start

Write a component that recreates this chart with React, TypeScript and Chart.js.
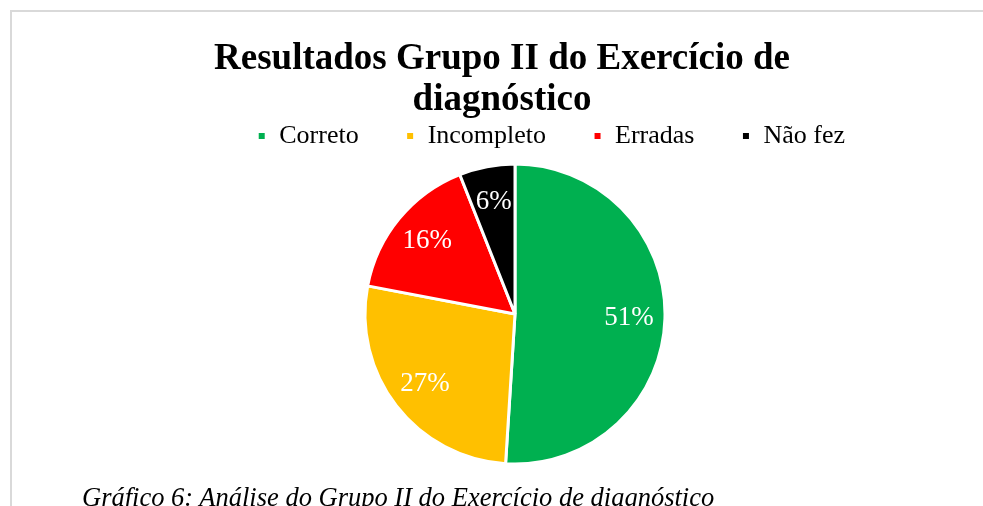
import { useEffect, useRef } from "react";
import { Chart, registerables } from "chart.js";

Chart.register(...registerables);

const titleLines = ["Resultados Grupo II do Exercício de", "diagnóstico"];
const categories = ["Correto", "Incompleto", "Erradas", "Não fez"];
const values = [51, 27, 16, 6];
const sliceColors = ["#00B050", "#FFC000", "#FF0000", "#000000"];
const caption = "Gráfico 6: Análise do Grupo II do Exercício de diagnóstico";

const FONT = "'Liberation Serif', 'Times New Roman', serif";

const sliceLabels = {
  id: "sliceLabels",
  afterDatasetsDraw(chart: any) {
    const ctx = chart.ctx;
    const meta = chart.getDatasetMeta(0);
    const data = chart.data.datasets[0].data as number[];
    const total = data.reduce((a, b) => a + b, 0);
    ctx.save();
    ctx.fillStyle = "#ffffff";
    ctx.font = `27px ${FONT}`;
    ctx.textAlign = "center";
    ctx.textBaseline = "middle";
    meta.data.forEach((arc: any, i: number) => {
      const p = arc.getProps(["x", "y", "startAngle", "endAngle", "outerRadius"], true);
      const mid = (p.startAngle + p.endAngle) / 2;
      const d = p.outerRadius * 0.76;
      ctx.fillText(
        `${Math.round((data[i] / total) * 100)}%`,
        p.x + Math.cos(mid) * d,
        p.y + Math.sin(mid) * d
      );
    });
    ctx.restore();
  },
};

export default function App() {
  const ref = useRef<HTMLCanvasElement | null>(null);

  useEffect(() => {
    if (!ref.current) return;
    const chart = new Chart(ref.current, {
      type: "pie",
      data: {
        labels: categories,
        datasets: [
          {
            data: values,
            backgroundColor: sliceColors,
            borderColor: "#ffffff",
            borderWidth: 3,
            radius: 150,
          } as any,
        ],
      },
      options: {
        responsive: false,
        animation: false,
        events: [],
        layout: { padding: { left: 112, right: 91, top: 0, bottom: 37 } },
        plugins: {
          title: {
            display: true,
            text: titleLines,
            color: "#000000",
            font: { family: FONT, size: 37, weight: "bold", lineHeight: "41px" },
            padding: { top: 39, bottom: -45 },
          },
          subtitle: {
            display: true,
            position: "left",
            fullSize: false,
            text: "",
            font: { family: FONT, size: 1, lineHeight: "26px" },
            padding: 0,
          },
          legend: {
            display: true,
            position: "top",
            align: "end",
            labels: {
              color: "#000000",
              font: { family: FONT, size: 26 },
              boxWidth: 9,
              boxHeight: 9,
              padding: 47,
            },
          },
          tooltip: { enabled: false },
        },
      } as any,
      plugins: [sliceLabels],
    });
    return () => chart.destroy();
  }, []);

  return (
    <div
      style={{
        position: "fixed",
        left: 0,
        top: 0,
        width: 983,
        height: 506,
        overflow: "hidden",
        background: "#ffffff",
      }}
    >
      <canvas
        ref={ref}
        width={983}
        height={506}
        style={{ position: "absolute", left: 0, top: 0, width: 983, height: 506 }}
      />
      <div
        style={{ position: "absolute", left: 10, top: 10, width: 973, height: 2, background: "#d9d9d9" }}
      />
      <div
        style={{ position: "absolute", left: 10, top: 10, width: 2, height: 496, background: "#d9d9d9" }}
      />
      <div
        style={{
          position: "absolute",
          left: 82,
          top: 484,
          whiteSpace: "nowrap",
          fontFamily: FONT,
          fontStyle: "italic",
          fontSize: "26.5px",
          lineHeight: "26.5px",
          color: "#000000",
        }}
      >
        {caption}
      </div>
    </div>
  );
}
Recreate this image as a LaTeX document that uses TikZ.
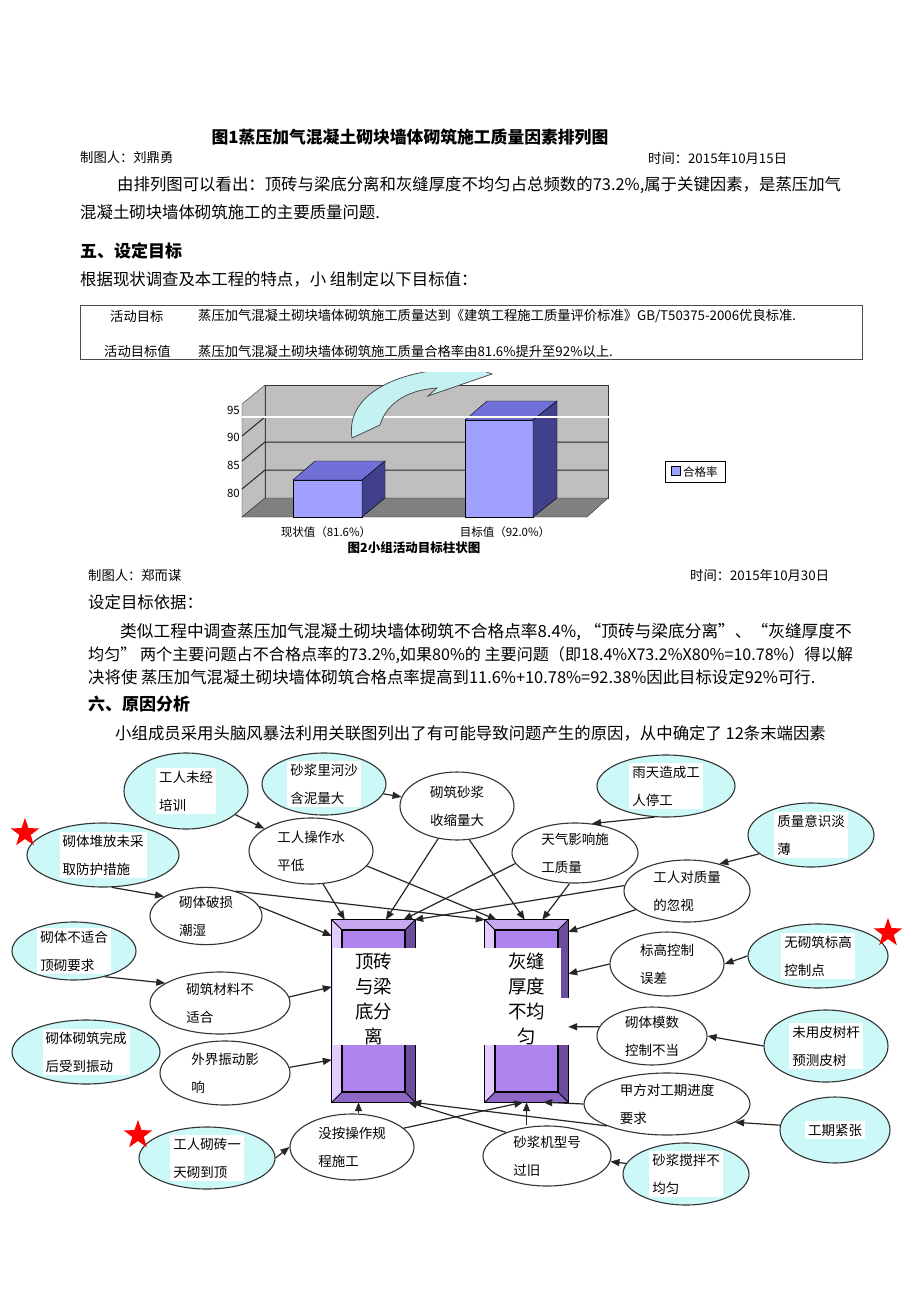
\documentclass[tikz,border=0pt]{standalone}
\usepackage{fontspec}
\setmainfont{Noto Sans CJK SC}
\usetikzlibrary{shapes.geometric,arrows.meta,calc}

\definecolor{causecyan}{HTML}{CCF8F8}
\definecolor{barfront}{HTML}{A0A0FF}
\definecolor{bartop}{HTML}{7070D8}
\definecolor{barside}{HTML}{40408C}
\definecolor{bvtop}{HTML}{C8A8F0}
\definecolor{bvleft}{HTML}{E2CCFF}
\definecolor{bvright}{HTML}{6C4C9C}
\definecolor{bvbot}{HTML}{8E66C6}
\definecolor{bvface}{HTML}{B084EE}
\definecolor{arrowcyan}{HTML}{C4F2F2}

\tikzset{
  cause/.style={ellipse, draw=black!80, line width=1.1pt, fill=white, inner sep=0pt,
    font=\fontsize{13.5}{28}\selectfont, align=left},
  rootcause/.style={cause, fill=causecyan},
  wlabel/.style={fill=white, inner sep=3pt, font=\fontsize{13.5}{28}\selectfont, align=left},
  arr/.style={-{Triangle[length=9pt,width=7pt]}, line width=1.2pt, draw=black!85},
  redstar/.style={star, star points=5, star point ratio=2.5, fill=red, minimum size=30pt, inner sep=0pt},
  probbox/.style={rectangle, minimum width=83pt, minimum height=182pt, inner sep=0pt},
  probtext/.style={fill=white, align=center, font=\fontsize{18.5}{25}\selectfont, inner sep=0pt},
  body/.style={anchor=west, inner sep=0pt, font=\fontsize{16.4}{20}\selectfont},
  small/.style={anchor=west, inner sep=0pt, font=\fontsize{13.3}{16}\selectfont},
  head/.style={anchor=west, inner sep=0pt, font=\bfseries\fontsize{17}{20}\selectfont},
  chartlbl/.style={inner sep=0pt, font=\fontsize{11.5}{14}\selectfont},
}

\begin{document}
\begin{tikzpicture}[x=1pt,y=-1pt]
\useasboundingbox (0,0) rectangle (920,1302);
\fill[white] (0,0) rectangle (920,1302);

% report text
\node[inner sep=0pt, font=\bfseries\fontsize{16.8}{18}\selectfont] (fig1) at (410,137) {图1蒸压加气混凝土砌块墙体砌筑施工质量因素排列图};
\node[small] (maker1) at (80,158) {制图人：刘鼎勇};
\node[small] (date1) at (648,158) {时间：2015年10月15日};
\node[body] (par1a) at (117,185) {由排列图可以看出：顶砖与梁底分离和灰缝厚度不均匀占总频数的73.2\%,属于关键因素，是蒸压加气};
\node[body] (par1b) at (80,212) {混凝土砌块墙体砌筑施工的主要质量问题.};
\node[head] (sec5) at (80,251) {五、设定目标};
\node[body] (par2) at (80,279) {根据现状调查及本工程的特点，小 组制定以下目标值：};

% target table
\draw[black!70, line width=0.8pt] (80,305) rectangle (862,359);
\node[small] (goalkey) at (110,316) {活动目标};
\node[small] (goaltxt) at (198,316) {蒸压加气混凝土砌块墙体砌筑施工质量达到《建筑工程施工质量评价标准》GB/T50375-2006优良标准.};
\node[small] (valkey) at (104,351) {活动目标值};
\node[small] (valtxt) at (198,351) {蒸压加气混凝土砌块墙体砌筑施工质量合格率由81.6\%提升至92\%以上.};

% bar chart
\filldraw[fill=gray!50, draw=black!80] (265,385) rectangle (608,498);
\filldraw[fill=gray!50, draw=black!80] (242,404) -- (265,385) -- (265,498) -- (242,517) -- cycle;
\filldraw[fill=gray, draw=black!80] (242,517) -- (265,498) -- (608,498) -- (587,517) -- cycle;
\foreach \g in {417,442,470}
  \draw[line width=1pt, black!85] (242,\g+19) -- (265,\g) -- (608,\g);
\foreach \v/\g in {95/410,90/437,85/465,80/493}
  \node[chartlbl, anchor=east] (tick\v) at (240,\g) {\v};
% bars
\filldraw[fill=barfront, draw=black] (293,480) rectangle (362,517);
\filldraw[fill=bartop, draw=black] (293,480) -- (315,461) -- (385,461) -- (362,480) -- cycle;
\filldraw[fill=barside, draw=black] (362,480) -- (385,461) -- (385,498) -- (362,517) -- cycle;
\filldraw[fill=barfront, draw=black] (465,420) rectangle (533,517);
\filldraw[fill=bartop, draw=black] (465,420) -- (487,401) -- (557,401) -- (533,420) -- cycle;
\filldraw[fill=barside, draw=black] (533,420) -- (557,401) -- (557,498) -- (533,517) -- cycle;
\draw[white, line width=1.6pt] (242,417) -- (610,417);
% curved arrow
\begin{scope}
  \clip (200,372) rectangle (700,560);
  \filldraw[fill=arrowcyan, draw=black!70, line width=0.8pt]
    (352,438) .. controls (346,400) and (385,376) .. (438,370) -- (440,355) -- (492,374)
    -- (428,396) -- (437,388) .. controls (405,390) and (386,405) .. (380,425) -- cycle;
\end{scope}
\draw[black, line width=0.8pt] (665,461) rectangle (725,482);
\filldraw[fill=barfront, draw=black] (671,466) rectangle (680,475);
\node[chartlbl, anchor=west] (legend) at (683,472) {合格率};
\node[chartlbl] (cat1) at (326,532) {现状值（81.6\%）};
\node[chartlbl] (cat2) at (505,532) {目标值（92.0\%）};
\node[inner sep=0pt, font=\bfseries\fontsize{12.5}{14}\selectfont] (fig2) at (414,548) {图2小组活动目标柱状图};

\node[small] (maker2) at (88,575) {制图人：郑而谋};
\node[small] (date2) at (690,575) {时间：2015年10月30日};
\node[body] (basis) at (88,602) {设定目标依据：};
\node[body, font=\fontsize{16.7}{20}\selectfont] (par3a) at (120,632) {类似工程中调查蒸压加气混凝土砌块墙体砌筑不合格点率8.4\%, “顶砖与梁底分离”、“灰缝厚度不};
\node[body, font=\fontsize{16.1}{20}\selectfont] (par3b) at (88,655) {均匀” 两个主要问题占不合格点率的73.2\%,如果80\%的 主要问题（即18.4\%X73.2\%X80\%=10.78\%）得以解};
\node[body] (par3c) at (88,677) {决将使 蒸压加气混凝土砌块墙体砌筑合格点率提高到11.6\%+10.78\%=92.38\%因此目标设定92\%可行.};
\node[head] (sec6) at (88,704) {六、原因分析};
\node[body] (par4) at (115,733) {小组成员采用头脑风暴法利用关联图列出了有可能导致问题产生的原因，从中确定了 12条末端因素};

% relation diagram: causes
\node[rootcause, minimum width=124pt, minimum height=76pt] (untrained) at (186,791) {};
\node[wlabel] (untrained-t) at (untrained) {工人未经\\培训};
\node[rootcause, minimum width=124pt, minimum height=62pt] (mudsand) at (324,784) {};
\node[wlabel] (mudsand-t) at (mudsand) {砂浆里河沙\\含泥量大};
\node[cause, minimum width=114pt, minimum height=68pt] (shrink) at (457,806) {砌筑砂浆\\收缩量大};
\node[rootcause, minimum width=138pt, minimum height=62pt] (rainy) at (666,786) {};
\node[wlabel] (rainy-t) at (rainy) {雨天造成工\\人停工};
\node[rootcause, minimum width=126pt, minimum height=64pt] (awareness) at (811,835) {};
\node[wlabel] (awareness-t) at (awareness) {质量意识淡\\薄\phantom{量意识淡}};
\node[rootcause, minimum width=152pt, minimum height=64pt] (stacking) at (103,855) {};
\node[wlabel] (stacking-t) at (stacking) {砌体堆放未采\\取防护措施};
\node[cause, minimum width=124pt, minimum height=66pt] (skill) at (311,851) {工人操作水\\平低\phantom{操作水}};
\node[cause, minimum width=126pt, minimum height=60pt] (weather) at (575,853) {天气影响施\\工质量\phantom{影响}};
\node[cause, minimum width=126pt, minimum height=62pt] (neglect) at (687,891) {工人对质量\\的忽视\phantom{质量}};
\node[cause, minimum width=112pt, minimum height=56pt] (damp) at (206,916) {砌体破损\\潮湿\phantom{破损}};
\node[rootcause, minimum width=124pt, minimum height=58pt] (unfit) at (74,951) {};
\node[wlabel] (unfit-t) at (unfit) {砌体不适合\\顶砌要求\phantom{合}};
\node[cause, minimum width=140pt, minimum height=62pt] (material) at (220,1003) {砌筑材料不\\适合\phantom{材料不}};
\node[rootcause, minimum width=148pt, minimum height=64pt] (vibrated) at (86,1052) {};
\node[wlabel] (vibrated-t) at (vibrated) {砌体砌筑完成\\后受到振动\phantom{成}};
\node[cause, minimum width=130pt, minimum height=64pt] (vibration) at (225,1073) {外界振动影\\响\phantom{界振动影}};
\node[cause, minimum width=114pt, minimum height=64pt] (level) at (667,964) {标高控制\\误差\phantom{控制}};
\node[rootcause, minimum width=140pt, minimum height=64pt] (nolevel) at (818,956) {};
\node[wlabel] (nolevel-t) at (nolevel) {无砌筑标高\\控制点\phantom{标高}};
\node[cause, minimum width=110pt, minimum height=58pt] (modulus) at (652,1036) {砌体模数\\控制不当};
\node[rootcause, minimum width=124pt, minimum height=72pt] (norod) at (826,1046) {};
\node[wlabel] (norod-t) at (norod) {未用皮树杆\\预测皮树\phantom{杆}};
\node[cause, minimum width=166pt, minimum height=62pt] (owner) at (667,1104) {甲方对工期进度\\要求\phantom{对工期进度}};
\node[rootcause, minimum width=110pt, minimum height=66pt] (tight) at (835,1130) {};
\node[wlabel] (tight-t) at (tight) {工期紧张};
\node[rootcause, minimum width=136pt, minimum height=62pt] (oneday) at (207,1158) {};
\node[wlabel] (oneday-t) at (oneday) {工人砌砖一\\天砌到顶\phantom{一}};
\node[cause, minimum width=124pt, minimum height=66pt] (rules) at (352,1147) {没按操作规\\程施工\phantom{操作}};
\node[cause, minimum width=128pt, minimum height=60pt] (mixer) at (547,1156) {砂浆机型号\\过旧\phantom{机型号}};
\node[rootcause, minimum width=126pt, minimum height=62pt] (mixing) at (686,1174) {};
\node[wlabel] (mixing-t) at (mixing) {砂浆搅拌不\\均匀\phantom{搅拌不}};

\node[redstar] (star1) at (25,833) {};
\node[redstar] (star2) at (888,933) {};
\node[redstar] (star3) at (138,1135) {};

% the two main problems
\node[probbox] (b1) at (373.5,1011) {};
\node[probbox] (b2) at (526.5,1011) {};
\foreach \b in {b1,b2} {
  \fill[bvface] ([shift={(10,10)}]\b.north west) rectangle ([shift={(-10,-10)}]\b.south east);
  \fill[bvtop] (\b.north west) -- (\b.north east) -- ([shift={(-10,10)}]\b.north east) -- ([shift={(10,10)}]\b.north west) -- cycle;
  \fill[bvleft] (\b.north west) -- ([shift={(10,10)}]\b.north west) -- ([shift={(10,-10)}]\b.south west) -- (\b.south west) -- cycle;
  \fill[bvright] (\b.north east) -- ([shift={(-10,10)}]\b.north east) -- ([shift={(-10,-10)}]\b.south east) -- (\b.south east) -- cycle;
  \fill[bvbot] (\b.south west) -- ([shift={(10,-10)}]\b.south west) -- ([shift={(-10,-10)}]\b.south east) -- (\b.south east) -- cycle;
  \draw[line width=0.8pt] (\b.north west) -- ([shift={(10,10)}]\b.north west)
    (\b.north east) -- ([shift={(-10,10)}]\b.north east)
    (\b.south west) -- ([shift={(10,-10)}]\b.south west)
    (\b.south east) -- ([shift={(-10,-10)}]\b.south east);
  \draw[line width=1pt] (\b.north west) rectangle (\b.south east);
  \draw[line width=1.5pt] ([shift={(10,10)}]\b.north west) rectangle ([shift={(-10,-10)}]\b.south east);
}
\fill[white] (333,948) rectangle (420,1045);
\fill[white] (482,948) rectangle (561,1045);
\fill[white] (561,998) rectangle (571,1045);
\draw[line width=1pt] ([yshift=-52]b1.north west) -- ([yshift=-113]b1.north west);
\node[probtext] (b1-t) at (373.5,999) {顶砖\\与梁\\底分\\离};
\node[probtext] (b2-t) at (526.5,999) {灰缝\\厚度\\不均\\匀};

% connectors
\draw[arr] (untrained) -- (skill);
\draw[arr] (mudsand) -- (shrink);
\draw[arr] (rainy.-110) -- (weather.60);
\draw[arr] (awareness.200) -- (neglect.40);
\draw[arr] (stacking.-75) -- (damp.155);
\draw[arr] (unfit.-40) -- (material.160);
\draw[arr] (skill.-70) -- ([xshift=13]b1.north west);
\draw[arr] (skill.-15) -- ([xshift=12]b2.north west);
\draw[arr] (shrink.-120) -- ([xshift=54]b1.north west);
\draw[arr] (shrink.-70) -- ([xshift=40]b2.north west);
\draw[arr] (weather.190) -- ([xshift=-12]b1.north east);
\draw[arr] (weather.-100) -- ([xshift=-26]b2.north east);
\draw[arr] (neglect.175) -- ([xshift=-1]b1.north east);
\draw[arr] (neglect.200) -- ([yshift=-12]b2.north east);
\draw[arr] (damp.10) -- ([yshift=-16]b1.north west);
\draw[arr] (damp.40) -- (b2.north west);
\draw[arr] (material.5) -- ([yshift=-67]b1.north west);
\draw[arr] (vibration.5) -- ([yshift=-140]b1.north west);
\draw[arr] (nolevel.west) -- (level.east);
\draw[arr] (level.west) -- ([yshift=-54]b2.north east);
\draw[arr] (norod.west) -- (modulus.east);
\draw[arr] (modulus.170) -- ([yshift=-107]b2.north east);
\draw[arr] (tight.175) -- (owner.-15);
\draw[arr] (owner.180) -- ([xshift=-25]b2.south east);
\draw[arr] (owner.200) -- ([xshift=-3]b1.south east);
\draw[arr] ([xshift=-15]b1.south |- rules.north) -- ([xshift=-15]b1.south);
\draw[arr] (rules.20) -- ([xshift=-45]b2.south east);
\draw[arr] (b2.south |- mixer.north) -- (b2.south);
\draw[arr] (mixer.150) -- ([xshift=-7]b1.south east);
\draw[arr] (mixing.170) -- (mixer.-5);
\draw[arr] (oneday.east) -- (rules.west);
\end{tikzpicture}
\end{document}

end

▶ [Challenge]: Write out exactly the opening lines of the data, stopping after the line that holds "Serif', 'Times New". Exclude pictures.

▶ [Task answer]:
Write a component that recreates this chart with React, TypeScript and Chart.js.
import { useEffect, useRef } from "react";
import { Chart, registerables } from "chart.js";

Chart.register(...registerables);

const titleLines = ["Resultados Grupo II do Exercício de", "diagnóstico"];
const categories = ["Correto", "Incompleto", "Erradas", "Não fez"];
const values = [51, 27, 16, 6];
const sliceColors = ["#00B050", "#FFC000", "#FF0000", "#000000"];
const caption = "Gráfico 6: Análise do Grupo II do Exercício de diagnóstico";

const FONT = "'Liberation Serif', 'Times New Roman', serif";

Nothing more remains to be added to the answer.